Ausbildung und Trauma-Arbeit
Heute schwelen neue Unruhen. Immer häufiger kommt es zu Auseinandersetzungen zwischen sesshaften christlichen Bauern und muslimischen Nomaden mit ihren Herden. «Früher hat zwischen den beiden Bevölkerungsgruppen ein Geben und Nehmen geherrscht», sagt Detlef Lienau vom Basler Hilfswerk Mission 21 am Begegnungstag in Neuhausen Rheinfall. Durch den Klimawandel seien die Regenzeiten kürzer geworden, was den Druck auf das Land verstärke. «Der Streit um Weideflächen führt ganz schnell zu erneuten Religionskonflikten», so Lienau.

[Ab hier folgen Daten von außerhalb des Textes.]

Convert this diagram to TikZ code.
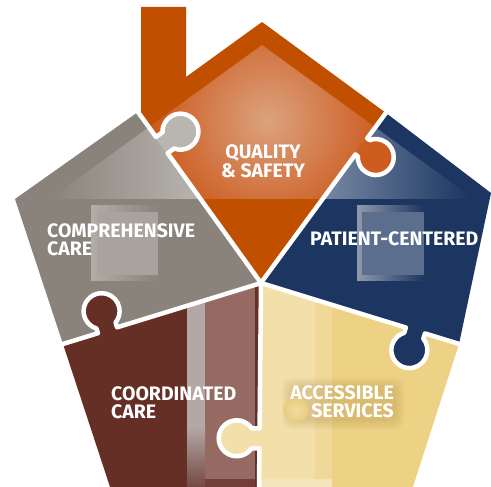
\documentclass[tikz,border=0pt]{standalone}
\usepackage{fontspec}
\setmainfont{Fira Sans}
\definecolor{orangeBase}{HTML}{C04F00}
\definecolor{orangeMid}{HTML}{CC5A1E}
\definecolor{orangeLight}{HTML}{DCA27E}
\definecolor{orangeKnob}{HTML}{CD5C1E}
\definecolor{greyBase}{HTML}{8A837C}
\definecolor{greyLight}{HTML}{BCB9B3}
\definecolor{greyKnob}{HTML}{B9B6B1}
\definecolor{greyFrame}{HTML}{B2ADA7}
\definecolor{greyPane}{HTML}{A8A39D}
\definecolor{navyBase}{HTML}{1C3661}
\definecolor{navyLight}{HTML}{8494AD}
\definecolor{navyFrame}{HTML}{9099AC}
\definecolor{navyPane}{HTML}{5B6E8E}
\definecolor{brownBase}{HTML}{662F25}
\definecolor{brownDoor}{HTML}{946A62}
\definecolor{brownStripe}{HTML}{B3A8A5}
\definecolor{brownDark}{HTML}{733E36}
\definecolor{brownFoot}{HTML}{6E3F38}
\definecolor{yellowBase}{HTML}{EDD185}
\definecolor{yellowDoor}{HTML}{F2DFAA}
\definecolor{yellowMid}{HTML}{EFD898}
\definecolor{yellowFoot}{HTML}{F4E4BC}
\definecolor{knobIn}{HTML}{F1DCA0}
\definecolor{knobOut}{HTML}{E8CC80}
\definecolor{haloCol}{HTML}{9C7A30}
\newcommand\jigsaw[8]{%
 \begin{scope}[shift={(#1,#2)},rotate=#3,yscale=#4]
  \fill[#8] (-10,-1) -- (-10,{#5-14.967}) arc[start angle=236.25,end angle=-56.25,radius=18] -- (10,-1) -- cycle;
  \draw[gap] (-#6,0) -- (-10,0) -- (-10,{#5-14.967}) arc[start angle=236.25,end angle=-56.25,radius=18] -- (10,0) -- (#7,0);
 \end{scope}}
\begin{document}
\begin{tikzpicture}[x=1pt,y=1pt,
  gap/.style={draw=white,line width=4.5pt,line join=round,line cap=round},
  lbl/.style={text=white,inner sep=0pt,font=\bfseries\fontsize{19.5}{18}\selectfont}]
\useasboundingbox (0,0) rectangle (491,487);
\coordinate (C) at (261,204);
\coordinate (Mul) at (138,375);
\coordinate (Mur) at (386,374);
\coordinate (Ml) at (63,143);
\coordinate (Mr) at (459,143);
\coordinate (Mb) at (259,-6);
\coordinate (Vl) at (15,288);
\coordinate (Vr) at (491,294);
\coordinate (Vbl) at (112,-6);
\coordinate (Vbr) at (411,-6);
\coordinate (A) at (262,465);
% pieces
\fill[greyBase] (C) -- (Ml) -- (Vl) -- (Mul) -- cycle;
\fill[orangeBase] (C) -- (141,371) -- (141,480) -- (186,480) -- (186,410) -- (A) -- (Mur) -- cycle;
\fill[navyBase] (C) -- (Mur) -- (Vr) -- (Mr) -- cycle;
\fill[yellowBase] (C) -- (Mr) -- (Vbr) -- (Mb) -- cycle;
\fill[brownBase] (C) -- (Mb) -- (Vbl) -- (Ml) -- cycle;
% roof highlights
\begin{scope}
 \clip (C) -- (Ml) -- (Vl) -- (Mul) -- cycle;
 \clip (262,442) -- (50,288) -- (474,288) -- cycle;
 \shade[left color=greyBase, right color=greyLight] (50,288) rectangle (215,442);
\end{scope}
\begin{scope}
 \clip (C) -- (Mur) -- (Vr) -- (Mr) -- cycle;
 \clip (262,442) -- (50,288) -- (474,288) -- cycle;
 \shade[left color=navyLight, right color=navyBase] (300,288) rectangle (470,442);
\end{scope}
\begin{scope}
 \clip (C) -- (141,371) -- (141,480) -- (186,480) -- (186,410) -- (A) -- (Mur) -- cycle;
 \clip (262,442) -- (50,288) -- (474,288) -- cycle;
 \fill[orangeMid] (50,288) rectangle (474,442);
 \shade[inner color=orangeLight, outer color=orangeMid] (268,367) circle (115);
\end{scope}
% windows
\shade[left color=greyFrame, right color=greyBase] (91,206) rectangle (158,281);
\fill[greyPane] (97,212) rectangle (158,275);
\shade[left color=navyFrame, right color=navyBase] (357,206) rectangle (424,281);
\fill[navyPane] (362,212) rectangle (424,275);
% doors
\begin{scope}
 \clip (C) -- (Mb) -- (Vbl) -- (Ml) -- cycle;
 \fill[brownDoor] (205,8) rectangle (255,330);
 \fill[brownDark] (187,-6) rectangle (255,8);
 \shade[top color=brownStripe, bottom color=brownFoot] (187,-6) rectangle (205,60);
 \fill[brownStripe] (187,60) rectangle (205,330);
\end{scope}
\begin{scope}
 \clip (C) -- (Mr) -- (Vbr) -- (Mb) -- cycle;
 \fill[yellowDoor] (255,8) rectangle (315,330);
 \fill[yellowMid] (315,8) rectangle (332,330);
 \fill[yellowFoot] (255,-6) rectangle (332,8);
\end{scope}
% soft halo behind the yellow label
\foreach \g in {0,2,4,6,8} {
  \fill[haloCol,opacity=0.05,rounded corners=9pt] (290-\g,66-\g) rectangle (396+\g,101+\g);
}
\shade[inner color=knobIn, outer color=knobOut] (296,77) circle (12.5);
% joints with puzzle knobs
\jigsaw{161.8}{341.9}{-54.27}{1}{23}{46}{169.8}{greyKnob}
\jigsaw{361.3}{340.6}{53.67}{-1}{18}{169.5}{46.5}{orangeKnob}
\jigsaw{107.5}{156.7}{17.1}{1}{20}{52}{160.7}{brownBase}
\jigsaw{415.4}{156.5}{-17.1}{-1}{20.5}{161.5}{50.7}{navyBase}
\jigsaw{259.5}{48.5}{-90.55}{-1}{22.8}{155.5}{56.5}{yellowDoor}
% labels
\node[lbl,anchor=base] (q1) at (263,328) {QUALITY};
\node[lbl,anchor=base] (q2) at (263,309.5) {\& SAFETY};
\node[lbl,anchor=base west] (c1) at (47,249) {COMPREHENSIVE};
\node[lbl,anchor=base west] (c2) at (47,231) {CARE};
\node[lbl,anchor=base west] (p1) at (310,241) {PATIENT-CENTERED};
\node[lbl,anchor=base west] (d1) at (111,86) {COORDINATED};
\node[lbl,anchor=base west] (d2) at (111,68) {CARE};
\node[lbl,anchor=base east] (a1) at (394,87) {ACCESSIBLE};
\node[lbl,anchor=base east] (a2) at (394,69) {SERVICES};
\end{tikzpicture}
\end{document}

Doch mitten in den Unruhen existiert ein Ort des Friedens: Das Gurku Village, ein Dorf, wo Christen und Muslime zusammenleben. Der Nigerianer Markus Gamache hat es gegründet. Er hat den Religionskonflikt am eigenen Leib erfahren. Sein Vater war zum Islam konvertiert und warf den Sohn aus dem Haus, weil er Christ sein wollte. «Damals war ich etwa 15 Jahre alt. Mein Vater weigerte sich, mit mir aus der gleichen Schüssel zu essen», erzählt der 50-jährige Betriebswirt. Doch es gab auch viele muslimische Brüder und Schwestern, die ihm mehr Liebe gezeigt hätten als manche Christen. Dies habe ihn sosehr berührt, dass er Christen und Muslime zusammenbringen wollte, um eine Atmosphäre zu schaffen, in der sie gemeinsam handeln können. «Man kann den Frieden nicht herbeireden, man muss ihn leben», so Gamache.

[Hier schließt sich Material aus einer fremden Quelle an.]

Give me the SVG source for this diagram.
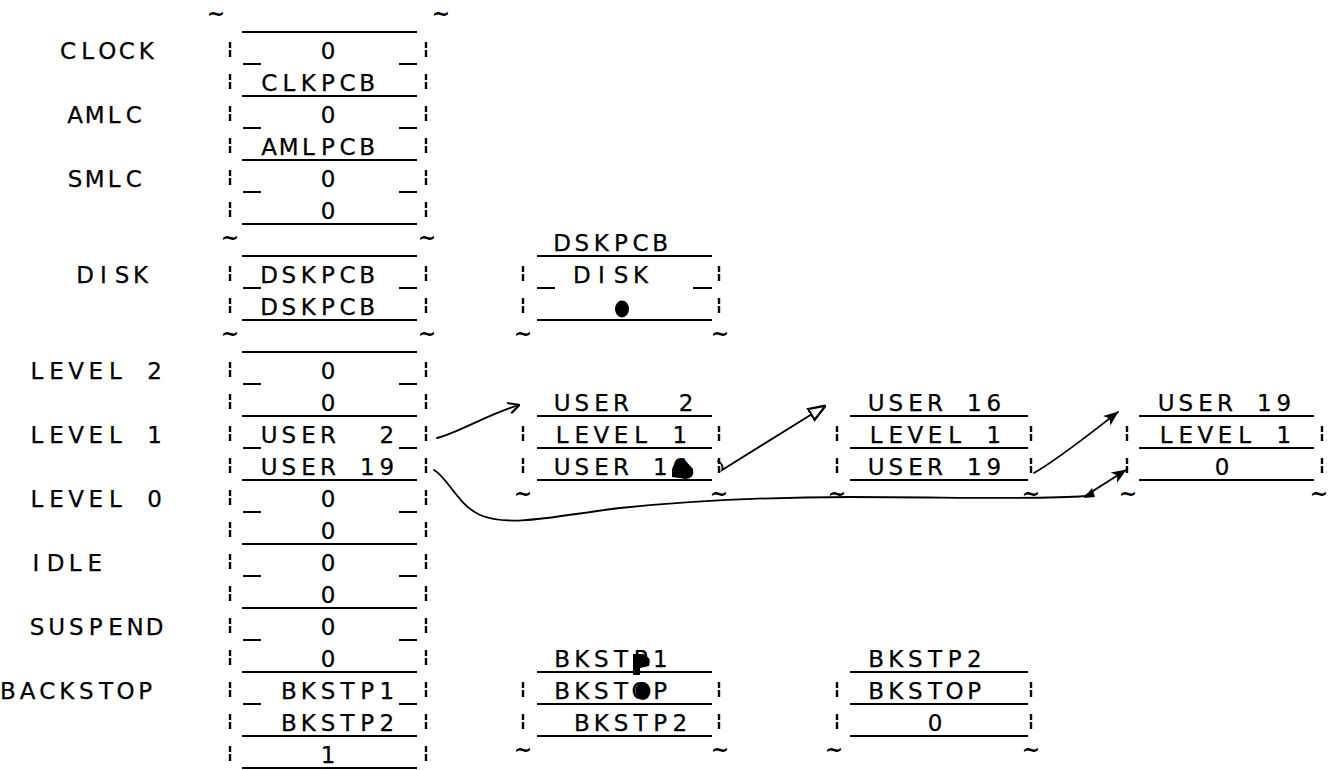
<svg xmlns="http://www.w3.org/2000/svg" width="1330" height="770" viewBox="0 0 1330 770">
<style>
.t{font-family:"DejaVu Sans","Liberation Sans",sans-serif;font-size:23px;fill:#000;stroke:#000;stroke-width:0.25;text-anchor:middle}
.tl{font-family:"DejaVu Sans","Liberation Sans",sans-serif;font-size:22px;font-weight:bold;fill:#000;text-anchor:middle}
.ln{stroke:#000;stroke-width:2.2;fill:none}
.bar{stroke:#000;stroke-width:2.4;fill:none;stroke-dasharray:6 2 7 17}
.cn{stroke:#000;stroke-width:1.8;fill:none;stroke-linecap:round}
</style>
<defs>
<marker id="mv" viewBox="0 0 10 10" refX="9.5" refY="5" markerWidth="13" markerHeight="13" markerUnits="userSpaceOnUse" orient="auto"><path d="M1,1 L10,5 L2,9.5" fill="none" stroke="#000" stroke-width="1.6"/></marker>
<marker id="mh" viewBox="0 0 10 10" refX="9.5" refY="5" markerWidth="18" markerHeight="18" markerUnits="userSpaceOnUse" orient="auto"><path d="M0.5,1.5 L10,5 L0.5,8.5 Z" fill="#fff" stroke="#000" stroke-width="1.3"/></marker>
<marker id="ms" viewBox="0 0 10 10" refX="9.5" refY="5" markerWidth="15" markerHeight="15" markerUnits="userSpaceOnUse" orient="auto"><path d="M0,1 L10,5 L0,9 L2.5,5 Z" fill="#000"/></marker>
</defs>
<rect width="1330" height="770" fill="#fff"/>

<g id="labels">
<text class="t" x="68 87.6 107.2 126.8 146.4" y="59">CLOCK</text>
<text class="t" x="75 94.6 114.2 133.8" y="123">AMLC</text>
<text class="t" x="75 94.6 114.2 133.8" y="187">SMLC</text>
<text class="t" x="85 103.5 122 140.5" y="283">DISK</text>
<text class="t" x="37 56.6 76.2 95.8 115.4 135 154.6" y="379">LEVEL 2</text>
<text class="t" x="37 56.6 76.2 95.8 115.4 135 154.6" y="443">LEVEL 1</text>
<text class="t" x="37 56.6 76.2 95.8 115.4 135 154.6" y="507">LEVEL 0</text>
<text class="t" x="36 55.6 75.2 94.8" y="571">IDLE</text>
<text class="t" x="37 56.6 76.2 95.8 115.4 135 154.6" y="635">SUSPEND</text>
<text class="t" x="8 27.6 47.2 66.8 86.4 106 125.6 145.2" y="699">BACKSTOP</text>
</g>

<g id="main-column">
<text class="tl" x="216" y="21">~</text><text class="tl" x="441" y="21">~</text>
<text class="tl" x="230" y="245">~</text><text class="tl" x="427" y="245">~</text>
<text class="tl" x="230" y="341">~</text><text class="tl" x="427" y="341">~</text>
<path class="ln" d="M242,32H417M242,96H417M242,160H417M242,224H417M242,256H417M242,320H417M242,352H417M242,416H417M242,480H417M242,544H417M242,608H417M242,672H417M242,736H417M242,768H417"/>
<path class="ln" d="M243,64H261M399,64H417M243,128H261M399,128H417M243,192H261M399,192H417M243,288H261M399,288H417M243,384H261M399,384H417M243,448H261M399,448H417M243,512H261M399,512H417M243,576H261M399,576H417M243,640H261M399,640H417M243,704H261M399,704H417"/>
<path class="bar" d="M230,42V234M426,42V234M230,266V330M426,266V330M230,362V770M426,362V770"/>
<text class="t" x="328" y="59">0</text>
<text class="t" x="269.2 288.8 308.4 328 347.6 367.2" y="91">CLKPCB</text>
<text class="t" x="328" y="123">0</text>
<text class="t" x="269.2 288.8 308.4 328 347.6 367.2" y="155">AMLPCB</text>
<text class="t" x="328" y="187">0</text>
<text class="t" x="328" y="219">0</text>
<text class="t" x="269.2 288.8 308.4 328 347.6 367.2" y="283">DSKPCB</text>
<text class="t" x="269.2 288.8 308.4 328 347.6 367.2" y="315">DSKPCB</text>
<text class="t" x="328" y="379">0</text>
<text class="t" x="328" y="411">0</text>
<text class="t" x="269.2 288.8 308.4 328 347.6 386.8" y="443">USER 2</text>
<text class="t" x="269.2 288.8 308.4 328 347.6 367.2 386.8" y="475">USER 19</text>
<text class="t" x="328" y="507">0</text>
<text class="t" x="328" y="539">0</text>
<text class="t" x="328" y="571">0</text>
<text class="t" x="328" y="603">0</text>
<text class="t" x="328" y="635">0</text>
<text class="t" x="328" y="667">0</text>
<text class="t" x="288.8 308.4 328 347.6 367.2 386.8" y="699">BKSTP1</text>
<text class="t" x="288.8 308.4 328 347.6 367.2 386.8" y="731">BKSTP2</text>
<text class="t" x="328" y="763">1</text>
</g>

<g id="dskpcb">
<text class="t" x="562.2 581.8 601.4 621 640.6 660.2" y="251">DSKPCB</text>
<path class="ln" d="M537,256H712M537,320H712M537,288H555M693,288H712"/>
<path class="bar" d="M523,266V330M719,266V330"/>
<text class="t" x="581.8 601.4 621 640.6" y="283">DISK</text>
<ellipse cx="622" cy="309" rx="7" ry="8.5" fill="#000"/>
<text class="tl" x="523" y="341">~</text><text class="tl" x="720" y="341">~</text>
</g>

<g id="user2">
<text class="t" x="562.2 581.8 601.4 621 640.6 686" y="411">USER 2</text>
<path class="ln" d="M537,416H712M537,448H712M537,480H712"/>
<path class="bar" d="M523,426V490M719,426V490"/>
<text class="t" x="562.2 581.8 601.4 621 640.6 660.2 679.8" y="443">LEVEL 1</text>
<text class="t" x="562.2 581.8 601.4 621 640.6 660.2 679.8" y="475">USER 16</text>
<path d="M672,477 L672,469 Q676,458 684,459 L693,469 Q695,478 686,479 Z" fill="#000"/>
<text class="tl" x="523" y="501">~</text><text class="tl" x="719" y="501">~</text>
</g>

<g id="user16">
<text class="t" x="876.2 895.8 915.4 935 954.6 974.2 993.8" y="411">USER 16</text>
<path class="ln" d="M850,416H1028M850,448H1028M850,480H1028"/>
<path class="bar" d="M837,426V490M1031,426V490"/>
<text class="t" x="876.2 895.8 915.4 935 954.6 974.2 993.8" y="443">LEVEL 1</text>
<text class="t" x="876.2 895.8 915.4 935 954.6 974.2 993.8" y="475">USER 19</text>
<text class="tl" x="837" y="501">~</text><text class="tl" x="1031" y="501">~</text>
</g>

<g id="user19">
<text class="t" x="1166.2 1185.8 1205.4 1225 1244.6 1264.2 1283.8" y="411">USER 19</text>
<path class="ln" d="M1139,416H1314M1139,448H1314M1139,480H1314"/>
<path class="bar" d="M1127,426V490M1322,426V490"/>
<text class="t" x="1166.2 1185.8 1205.4 1225 1244.6 1264.2 1283.8" y="443">LEVEL 1</text>
<text class="t" x="1222" y="475">0</text>
<text class="tl" x="1128" y="501">~</text><text class="tl" x="1319" y="501">~</text>
</g>

<g id="bkstp1">
<text class="t" x="562.2 581.8 601.4 621 640.6 660.2" y="667">BKSTP1</text>
<path d="M633,675 L633,654 L643,654 Q652,657 649,666 L640,668 L640,675 Z" fill="#000"/>
<path class="ln" d="M537,672H712M537,704H712M537,736H712"/>
<path class="bar" d="M523,682V746M719,682V746"/>
<text class="t" x="562.2 581.8 601.4 621 640.6 660.2" y="699">BKSTOP</text>
<ellipse cx="643" cy="691" rx="7.5" ry="9" fill="#000"/>
<text class="t" x="581.8 601.4 621 640.6 660.2 679.8" y="731">BKSTP2</text>
<text class="tl" x="523" y="757">~</text><text class="tl" x="720" y="757">~</text>
</g>

<g id="bkstp2">
<text class="t" x="876.2 895.8 915.4 935 954.6 974.2" y="667">BKSTP2</text>
<path class="ln" d="M850,672H1028M850,704H1028M850,736H1028"/>
<path class="bar" d="M837,682V746M1031,682V746"/>
<text class="t" x="876.2 895.8 915.4 935 954.6 974.2" y="699">BKSTOP</text>
<text class="t" x="935" y="731">0</text>
<text class="tl" x="834" y="757">~</text><text class="tl" x="1031" y="757">~</text>
</g>

<g id="connectors">
<path class="cn" d="M437,438 C458,433 488,414 519,405" marker-end="url(#mv)"/>
<path class="cn" d="M718,461 Q724,465 722,470 L825,406" marker-end="url(#mh)"/>
<path class="cn" d="M1034,473 C1060,458 1092,432 1118,412" marker-end="url(#ms)"/>
<path class="cn" d="M434,470 C448,478 458,505 480,515 C510,528 560,515 620,508 C680,502 750,497 850,497 C950,497 1040,500 1085,496 L1126,470" marker-end="url(#ms)"/>
<path d="M1084,498 L1092,488 L1095,497 Z" fill="#000"/>
</g>
</svg>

Mission 21 unterstützt zusammen mit ihrer nigerianischen Partnerkirche, der Kirche der Geschwister, Gamaches Engagement. Seine Organisation ermöglicht jungen Christen und Muslimen eine Ausbildung. Daneben bietet er interreligiöse Workshops zur Trauma-Verarbeitung an. Denn die schrecklichen Erlebnisse verfolgen viele der Überlebenden jahrelang. So auch Yohana Zidiko, ein 34-jähriger Familienvater: «Mein Leben war geprägt von Wut, Angst und Sorge, bis ich hier in Gurku einen Trauma-Workshop besuchte. Dort erfuhr ich, was ein Trauma ist, wie es dich beeinträchtigt, und dass es dich nur loslässt, wenn du lernst, zu vergeben», sagt er.
Wie Yohana Zidiko leben 1200 Menschen in Gurku Village. Es gibt eine Klinik, eine Kirche, eine Moschee und eine Schule. Die muslimischen und christlichen Kinder «lernen, spielen, springen und singen miteinander». Das Spendengeld, das Mission 21 mit ihrer Kampagne sammelt, unterstützt die Friedensarbeit in Nigeria.